## REQUIREMENT
Omit all images, then return the remaining material exactly as it stands.

* begin DATA EXCERPT *

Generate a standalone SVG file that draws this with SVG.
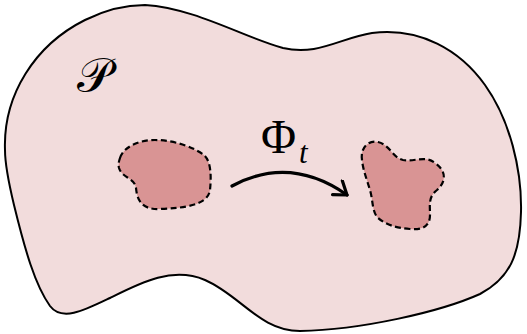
<svg xmlns="http://www.w3.org/2000/svg" width="527" height="334" viewBox="0 0 527 334">
<style>
.outer{fill:#f2dcdc;stroke:#000;stroke-width:2;stroke-linejoin:round}
.blob{fill:#d99494;stroke:#000;stroke-width:2.2;stroke-dasharray:6 3.5;stroke-linejoin:round}
.arrow{fill:none;stroke:#000;stroke-width:3.2;stroke-linecap:round}
.lbl{font-family:"Liberation Serif","DejaVu Serif",serif;fill:#000}
</style>
<defs>
<marker id="ah" viewBox="-14 -10 18 20" markerWidth="18" markerHeight="20" refX="0" refY="0" orient="auto" markerUnits="userSpaceOnUse">
<path d="M -12,-9 L 0,0 L -12,8" fill="none" stroke="#000" stroke-width="3.2" stroke-linecap="round" stroke-linejoin="round"/>
</marker>
</defs>
<g id="space">
<path class="outer" d="M 5,150 C 3,95 35,45 85,20 C 105,10 125,5 145,5 C 195,8 245,38 283,48 C 318,56 340,38 372,33 C 420,27 460,50 485,85 C 510,120 522,170 521,212 C 520,255 510,278 480,294 C 440,312 360,330 300,331 C 260,331 240,295 205,280 C 172,266 140,283 110,298 C 85,310 62,322 50,306 C 35,285 25,250 14,205 C 8,180 5,165 5,150 Z"/>
<text class="lbl" x="77" y="92" font-size="48">𝒫</text>
</g>
<g id="setA">
<path class="blob" d="M 120,158 C 124,146 140,140 155,140 C 175,140 195,148 204,155 C 212,162 211,180 210,190 C 208,205 185,208 160,209 C 140,210 137,198 136,188 C 135,178 122,178 119,168 C 118,164 119,161 120,158 Z"/>
</g>
<g id="setB">
<path class="blob" d="M 362,160 C 360,146 370,140 378,142 C 390,145 393,158 403,160 C 415,162 425,155 435,163 C 448,172 445,183 437,190 C 428,197 430,205 430,215 C 430,228 420,230 410,229 C 395,228 385,224 378,218 C 372,212 373,200 370,190 C 367,180 363,170 362,160 Z"/>
</g>
<g id="connectors">
<path class="arrow" d="M 232,186 Q 290,155 347,195" marker-end="url(#ah)"/>
<text class="lbl" x="261" y="153" font-size="48">Φ</text>
<text class="lbl" x="299" y="163" font-size="31" font-style="italic">t</text>
</g>
</svg>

* end DATA EXCERPT *

## EXERCISE OUTPUT
Generate a standalone SVG file that draws this with SVG.
<svg xmlns="http://www.w3.org/2000/svg" width="527" height="334" viewBox="0 0 527 334">
<style>
.outer{fill:#f2dcdc;stroke:#000;stroke-width:2;stroke-linejoin:round}
.blob{fill:#d99494;stroke:#000;stroke-width:2.2;stroke-dasharray:6 3.5;stroke-linejoin:round}
.arrow{fill:none;stroke:#000;stroke-width:3.2;stroke-linecap:round}
.lbl{font-family:"Liberation Serif","DejaVu Serif",serif;fill:#000}
</style>
<defs>
<marker id="ah" viewBox="-14 -10 18 20" markerWidth="18" markerHeight="20" refX="0" refY="0" orient="auto" markerUnits="userSpaceOnUse">
<path d="M -12,-9 L 0,0 L -12,8" fill="none" stroke="#000" stroke-width="3.2" stroke-linecap="round" stroke-linejoin="round"/>
</marker>
</defs>
<g id="space">
<path class="outer" d="M 5,150 C 3,95 35,45 85,20 C 105,10 125,5 145,5 C 195,8 245,38 283,48 C 318,56 340,38 372,33 C 420,27 460,50 485,85 C 510,120 522,170 521,212 C 520,255 510,278 480,294 C 440,312 360,330 300,331 C 260,331 240,295 205,280 C 172,266 140,283 110,298 C 85,310 62,322 50,306 C 35,285 25,250 14,205 C 8,180 5,165 5,150 Z"/>
<text class="lbl" x="77" y="92" font-size="48">𝒫</text>
</g>
<g id="setA">
<path class="blob" d="M 120,158 C 124,146 140,140 155,140 C 175,140 195,148 204,155 C 212,162 211,180 210,190 C 208,205 185,208 160,209 C 140,210 137,198 136,188 C 135,178 122,178 119,168 C 118,164 119,161 120,158 Z"/>
</g>
<g id="setB">
<path class="blob" d="M 362,160 C 360,146 370,140 378,142 C 390,145 393,158 403,160 C 415,162 425,155 435,163 C 448,172 445,183 437,190 C 428,197 430,205 430,215 C 430,228 420,230 410,229 C 395,228 385,224 378,218 C 372,212 373,200 370,190 C 367,180 363,170 362,160 Z"/>
</g>
<g id="connectors">
<path class="arrow" d="M 232,186 Q 290,155 347,195" marker-end="url(#ah)"/>
<text class="lbl" x="261" y="153" font-size="48">Φ</text>
<text class="lbl" x="299" y="163" font-size="31" font-style="italic">t</text>
</g>
</svg>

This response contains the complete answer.